## EXERCISE
From the first line of the data below through the line holding "import * as", output each line exactly and leave the pictures out.
• • • •
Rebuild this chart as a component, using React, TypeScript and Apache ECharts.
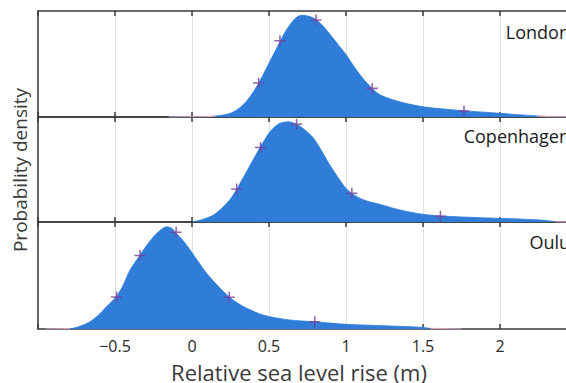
import React, { useEffect, useRef } from "react";
import * as echarts from "echarts";

const cities = ["London", "Copenhagen", "Oulu"];
const xTickLabels = ["−0.5", "0", "0.5", "1", "1.5", "2"];

const londonDensity: [number, number][] = [
  [-0.15, 0], [0.1, 0.003], [0.15, 0.008], [0.2, 0.018], [0.25, 0.035], [0.3, 0.075], [0.355, 0.15],
  [0.4, 0.24], [0.433, 0.32], [0.47, 0.42], [0.506, 0.525], [0.54, 0.62], [0.571, 0.71],
  [0.6, 0.79], [0.636, 0.87], [0.67, 0.93], [0.712, 0.96], [0.76, 0.95], [0.805, 0.92],
  [0.85, 0.86], [0.896, 0.78], [0.95, 0.68], [1.0, 0.59], [1.05, 0.48], [1.09, 0.4],
  [1.13, 0.33], [1.17, 0.27], [1.22, 0.21], [1.31, 0.16], [1.4, 0.125], [1.5, 0.097],
  [1.6, 0.08], [1.76, 0.06], [1.9, 0.045], [2.0, 0.035], [2.12, 0.022], [2.24, 0.01],
  [2.32, 0.003], [2.5, 0],
];
const copenhagenDensity: [number, number][] = [
  [0.0, 0], [0.07, 0.025], [0.14, 0.067], [0.2, 0.14], [0.25, 0.22], [0.29, 0.31],
  [0.32, 0.39], [0.355, 0.48], [0.4, 0.6], [0.442, 0.71], [0.475, 0.79], [0.506, 0.86],
  [0.54, 0.91], [0.571, 0.94], [0.626, 0.955], [0.68, 0.93], [0.73, 0.88], [0.788, 0.8],
  [0.84, 0.68], [0.896, 0.54], [0.95, 0.42], [1.0, 0.32], [1.04, 0.27], [1.1, 0.22],
  [1.16, 0.19], [1.24, 0.16], [1.35, 0.115], [1.5, 0.073], [1.615, 0.058], [1.75, 0.048],
  [2.0, 0.035], [2.15, 0.027], [2.3, 0.015], [2.36, 0.002], [2.5, 0],
];
const ouluDensity: [number, number][] = [
  [-0.95, 0], [-0.79, 0.003], [-0.72, 0.03], [-0.66, 0.07], [-0.6, 0.14], [-0.554, 0.21],
  [-0.494, 0.3], [-0.45, 0.4], [-0.403, 0.55], [-0.338, 0.69], [-0.29, 0.79], [-0.251, 0.86],
  [-0.2, 0.93], [-0.165, 0.955], [-0.13, 0.94], [-0.106, 0.9], [-0.06, 0.83], [-0.013, 0.74],
  [0.04, 0.63], [0.095, 0.52], [0.17, 0.4], [0.242, 0.3], [0.31, 0.23], [0.377, 0.18],
  [0.44, 0.14], [0.506, 0.115], [0.636, 0.084], [0.79, 0.068], [0.9, 0.055], [1.0, 0.044],
  [1.15, 0.035], [1.29, 0.028], [1.49, 0.016], [1.55, 0.005], [1.75, 0],
];

const londonQuantiles: [number, number][] = [[0.433, 0.32], [0.571, 0.72], [0.806, 0.915], [1.17, 0.27], [1.766, 0.057]];
const copenhagenQuantiles: [number, number][] = [[0.29, 0.314], [0.445, 0.71], [0.679, 0.93], [1.038, 0.273], [1.613, 0.055]];
const ouluQuantiles: [number, number][] = [[-0.49, 0.3], [-0.338, 0.687], [-0.103, 0.905], [0.242, 0.296], [0.797, 0.068]];

const densities = [londonDensity, copenhagenDensity, ouluDensity];
const quantiles = [londonQuantiles, copenhagenQuantiles, ouluQuantiles];

const FONT = "'Open Sans', 'Liberation Sans', sans-serif";
const BLUE = "#2f7dd9";
const PURPLE = "#7a3d9a";
const PINK = "#e7a3b4";
const AXIS = "#3a3a3a";
const TEXT = "#2a2a2a";
const TAIL = 0.012;

const PLUS = "path://M4.3,0 H5.7 V4.3 H10 V5.7 H5.7 V10 H4.3 V5.7 H0 V4.3 H4.3 Z";

const gridTops = [11, 117, 222];
const gridHeights = [106, 105, 107];

export default function App() {
  const ref = useRef<HTMLDivElement>(null);
  useEffect(() => {
    if (!ref.current) return;
    const chart = echarts.init(ref.current, null, { renderer: "svg" });
    const grids = gridTops.map((t, i) => ({
      left: 38, width: 539, top: t, height: gridHeights[i], outerBoundsMode: "none", containLabel: false,
    }));
    const xAxes: any[] = [];
    gridTops.forEach((_, i) => {
      const isLast = i === gridTops.length - 1;
      xAxes.push({
        type: "value", gridIndex: i, position: "bottom", min: -1, max: 2.5, interval: 0.5,
        axisLine: { show: true, onZero: false, lineStyle: { color: AXIS, width: 1.5 } },
        axisTick: { show: true, inside: true, length: 5, lineStyle: { color: AXIS, width: 1.5 } },
        splitLine: { show: true, lineStyle: { color: "#e2e2e2", width: 1 } },
        axisLabel: {
          show: isLast, margin: 9, fontSize: 16, fontFamily: FONT, color: TEXT,
          formatter: (v: number) => {
            const idx = Math.round((v + 0.5) / 0.5);
            return v >= -0.5 && v <= 2 ? xTickLabels[idx] : "";
          },
        },
      });
      xAxes.push({
        type: "value", gridIndex: i, position: "top", min: -1, max: 2.5, interval: 0.5,
        axisLine: { show: true, onZero: false, lineStyle: { color: AXIS, width: 1.5 } },
        axisTick: { show: true, inside: true, length: 5, lineStyle: { color: AXIS, width: 1.5 } },
        splitLine: { show: false },
        axisLabel: { show: false },
      });
    });
    const yAxes = gridTops.map((_, i) => ({
      type: "value", gridIndex: i, min: 0, max: 1, position: "left",
      axisLine: { show: true, onZero: false, lineStyle: { color: AXIS, width: 1.5 } },
      axisTick: { show: false }, axisLabel: { show: false }, splitLine: { show: false },
    }));
    const series: any[] = [];
    densities.forEach((d, i) => {
      const tails = d.map(([x, y]) => (y <= TAIL ? [x, y] : [x, null]));
      series.push({
        type: "line", xAxisIndex: i * 2, yAxisIndex: i, data: d, smooth: 0.3,
        showSymbol: false, z: 2, lineStyle: { color: BLUE, width: 0.8 }, areaStyle: { color: BLUE, opacity: 1 },
      });
      series.push({
        type: "line", xAxisIndex: i * 2, yAxisIndex: i, data: tails, connectNulls: false,
        showSymbol: false, z: 3, lineStyle: { color: PINK, width: 1.2 },
      });
      series.push({
        type: "scatter", xAxisIndex: i * 2, yAxisIndex: i, data: quantiles[i], z: 4,
        symbol: PLUS, symbolSize: 11, itemStyle: { color: PURPLE },
      });
    });
    const labelYs = [32, 136, 241.5];
    const graphic: any[] = cities.map((c, i) => ({
      type: "text", x: 570, y: labelYs[i], z: 10,
      style: { text: c, fontSize: 18, fontFamily: FONT, fill: "#1a1a1a", textAlign: "right", textVerticalAlign: "middle" },
    }));
    graphic.push({
      type: "text", x: 299, y: 372, z: 10,
      style: { text: "Relative sea level rise (m)", fontSize: 22, fontFamily: FONT, fill: "#3a3a3a", textAlign: "center", textVerticalAlign: "middle" },
    });
    graphic.push({
      type: "text", x: 20, y: 170, rotation: Math.PI / 2, z: 10,
      style: { text: "Probability density", fontSize: 19, fontFamily: FONT, fill: "#3a3a3a", textAlign: "center", textVerticalAlign: "middle" },
    });
    chart.setOption({
      animation: false,
      backgroundColor: "#ffffff",
      grid: grids,
      xAxis: xAxes,
      yAxis: yAxes,
      series,
      graphic,
    });
    return () => chart.dispose();
  }, []);
  return (
    <div style={{ position: "absolute", left: 0, top: 0, width: 566, height: 383, overflow: "hidden" }}>
      <div ref={ref} style={{ width: 600, height: 383 }} />
    </div>
  );
}
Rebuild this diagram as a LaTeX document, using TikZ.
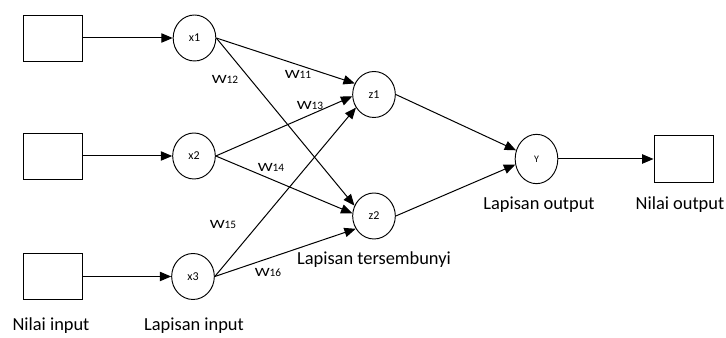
• • • •
## SOLUTION BELOW
Rebuild this chart as a component, using React, TypeScript and Apache ECharts.
import React, { useEffect, useRef } from "react";
import * as echarts from "echarts";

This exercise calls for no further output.